10. Machine Learning techniques - Difference with academia is that things need to be high performance, so the models used are often much simpler in preference for those that work well efficiently. Who answered the question and Which friends liked an answer are almost more important than the content. Recommendations at right about which questions you might find interesting are written in a very simple way at the moment - based on some keywords etc.

11. Blogging - One thing I didn't mention in the list in 6 next to mail/search etc. was blogging. One thing I was thinking about during the talk was that Quora in some way is like blogging right. I am an expert who is putting views out there. Blogging is a lot like that, in fact it's exactly like that. It's just that instead of writing about what I want, I'm writing about what people ask. Quora is almost a blogging tool. And then, lo as we were talking to Andy, he mentioned that himself. Quora is like a blogging tool in some ways.

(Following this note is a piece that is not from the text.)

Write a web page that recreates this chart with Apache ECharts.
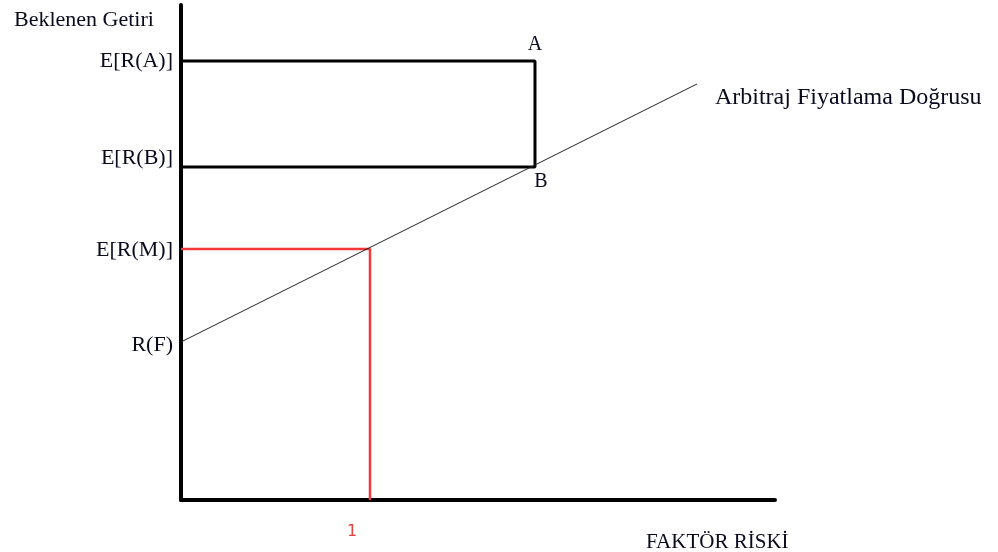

12. Culture - There is a general culture in the company to look at product features and discuss them all the time. For eg., google introduced tabs for browsing - and then discuss it on a mailing list. Obviously companies put out what works for them. A lot can be learnt by looking at what they are doing. The product is an answer to them sharing their learnings.

13. Chicken and Egg - Oh and one thing I forgot to mention - The one question that I asked was how did you get the first community of users online? I had imagined they targeted some communities and asked them to use it and maybe they were expert communities - Bah, not at all. They asked 500 (yes that many) of their friends to use it to ask questions and answer them on the website. 50 of them actively did. They kept using it and realized some benefits of QnA. Then it slowly became popular once for information about silicon valley startups and companies in the valley. Generally about startup culture and it went from there - becoming popular in more circles and geographies. Key Insight - You just have to be valuable enough to one set of people for them to use your service. The rest will come.

14. High entry barrier to new comers problem - One problem in Q/A kind of sites is that after a point of time the power users of the community become really powerful and attain good status. They end up increasing the entry barrier to newcomers and thus people slowly tend to move out. Solution - Low entry barrier to good content. If the content is good, you'll show up regardless of how well known you are.